China welcomes delay to US report
A Chinese government economist said yesterday that the US decision to delay a contentious currency report did not mean Beijing will change the value of its currency any time soon.
US treasury secretary Timothy Geithner on Saturday postponed a report due out on April 15 that could have branded China a "currency manipulator" which in turn would ratchet up US pressure for a big appreciation in the yuan's value, which critics says is distorting trade flows.
There was no official reaction from China yesterday, where it was a public holiday.
"I believe this is a positive signal. At least the US side has created some room for further consultations and negotiations," said Huo Jianguo, head of the Commerce Ministry's think-thank, of the US decision.
"But I don't think there will be a yuan adjustment in the near-term. We need to see whether China's export recovery will be sustained and need to see whether companies can cope with a stronger yuan."
The US decision followed last Thursday's announcement that Chinese president Hu Jintao will attend a nuclear security summit meeting in Washington April 12-13. This seems to be a move to keep tensions over currency in check.

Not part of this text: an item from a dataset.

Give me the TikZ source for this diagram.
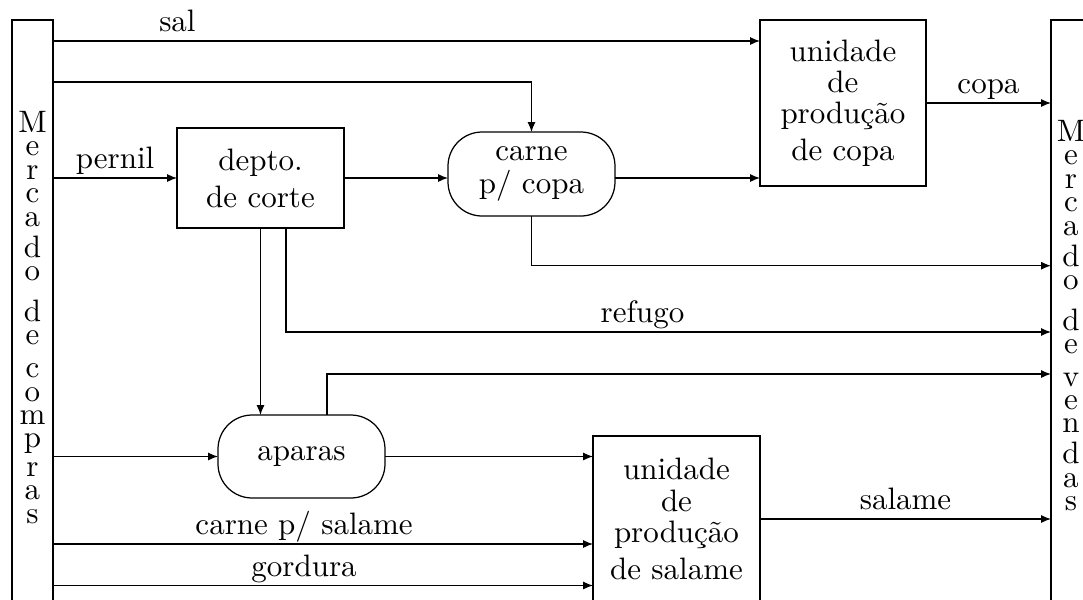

Mr Geithner said he would use meetings of the Group of 20 and a US-China "strategic dialogue" in Beijing in May to urge China to budge on the yuan, which President Barack Obama, many US lawmakers, and several economists say is kept artificially low, undercutting US competitiveness.
Analysts have said Beijing may feel freer to nudge up the yuan if Washington dims its spotlight on public demands. But it is too early for China to change its currency policy, a Chinese government economist said yesterday.
An official Chinese newspaper also stressed that Beijing may not be ready to flag swift currency concessions.
Several Chinese economists quoted in the overseas edition of the 'People's Daily', the official newspaper of China's ruling Communist Party, maintained that the yuan was not to blame for the US trade deficit. The economists appeared to have commented before Washington announced the postponement of the report.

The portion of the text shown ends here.